Zweiter Artikel. Niemand kann ohne Gnade das ewige Leben verdienen.
a) Das Gegenteil wird bewiesen; daß man nämlich kraft der Natur die Seligkeit gewinnt: I. Kraft der göttlichen Anordnung verdient jemand bei Gott; der Mensch aber ist kraft seiner Natur selbst bereits zur Seligkeit als zu seinem Zwecke hingeordnet. II. Je weniger ein Werk geschuldet ist, desto mehr ist es verdienstlich. Weniger geschuldet aber ist ein Werk von seiten desjenigen, der weniger Wohlthaten empfangen hat. Da also, wer nur Natürliches hat, weniger Wohlthaten von Gott empfing wie jener, dem Gnade verliehen worden, so ist sein Werk weniger geschuldet und somit mehr verdienstvoll. Also kann er um so eher das ewige Leben verdienen, wie der mit Gnaden ausgestattete. III. Der eine Mensch kann etwas verdienen vom anderen, wenn er auch niemals dessen Gunst oder Gnade gehabt. Also kann man um so mehr bei Gott verdienen, dem unendlich Barmherzigen, wenn man auch nie seine Gnade besessen. Auf der anderen Seite steht Röm. 6.: „Gnade Gottes ist das ewige Leben.“
b) Ich antworte: Ist die Rede vom rein natürlichen Stande des Menschen, vom Stande der Unversehrtheit, so kann infolge eines einzigen Grundes der Mensch nicht ohne Gnade das ewige Leben verdienen; weil nämlich das Verdienst des Menschen abhängt von der vorhergehenden Anordnung Gottes. Keine Thätigkeit aber eines irgendwelchen Wesens wird von Gott hingeordnet zu etwas, was jene Kraft weit übersteigt, welche das Princip der betreffenden Thätigkeit ist; denn das kommt von der Einrichtung der Dinge, wie sie Gott gegeben, her, daß nichts thätig ist über seine Kraft hinaus. Nun ist das ewige Leben ein gewisses Gut, welches die Verhältnisse der geschaffenen Natur übersteigt; übersteigt es doch selbst die natürliche Kenntnis und Begierde, nach 1. Kor. 2, 9.: „Kein Auge hat es gesehen, kein Ohr hat es gehört…, was Gott denen bereitet hat, die Ihn lieben.“ Keine geschaffene Natur also ist ein genügendes Princip solcher Thätigkeit, die für das ewige Leben verdienstvoll ist; es sei denn daß ein übernatürliches Geschenk hinzutritt, nämlich die Gnade. Ist aber die Rede von der gefallenen Natur, so tritt zu diesem Grunde noch hinzu das Hindernis der Sünde.
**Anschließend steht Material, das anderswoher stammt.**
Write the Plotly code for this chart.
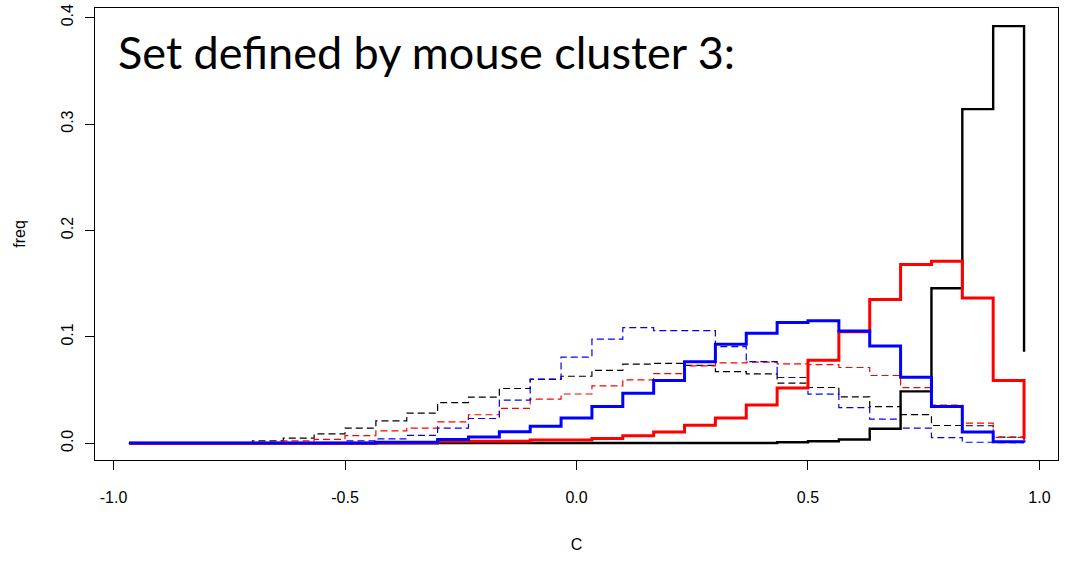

Denn da die Sünde ausschließt vom ewigen Leben, so kann niemand im Stande der Sünde das ewige Leben verdienen. Zuerst muß die Sünde hinweggenommen sein; und gerade dies geschieht kraft der Gnade. Dem Sünder gebührt der Tod und nicht das Leben, nach Röm. 6.: „Die Löhnung der Sünde ist der Tod.“
c) I. Gott hat die Natur des Menschen zum ewigen Leben hingeordnet; nicht aber so, daß diese Natur aus eigenen Kräften das ewige Leben erreichen könnte, sondern vermittelst der Gnade. II. Das würde richtig sein, wenn auf beiden Seiten Gleichheit in der Thätigkeit vorhanden wäre. Der Mensch aber ohne Gnade kann nicht ein Werk hervorbringen, das dem aus der Gnade folgenden gleichwertig wäre; denn je vollkommener das Princip der Thätigkeit, desto vollkommener die Thätigkeit. III. Der Mensch hat alle Kraft, um Wohlthaten zu erweisen, von Gott; nicht aber von einem anderen Menschen. Bei Gott also kann der Mensch nichts verdienen außer kraft dessen, was Gott ihm schenkt. Das drückt treffend der Apostel aus: „Wer hat Ihm, nämlich Gott, zuerst gegeben, daß ihm vergolten werde.“ Es ist also hier keine Ähnlichkeit, wie III. oben voraussetzt; außer etwa soweit es auf das Hindernis der Sünde ankommt. Denn auch unter den Menschen verdient der eine nichts beim anderen, den er früher beleidigt, wenn er nicht zuvor sich mit ihm aussöhnt und so von ihm zuvor Verzeihung erhält.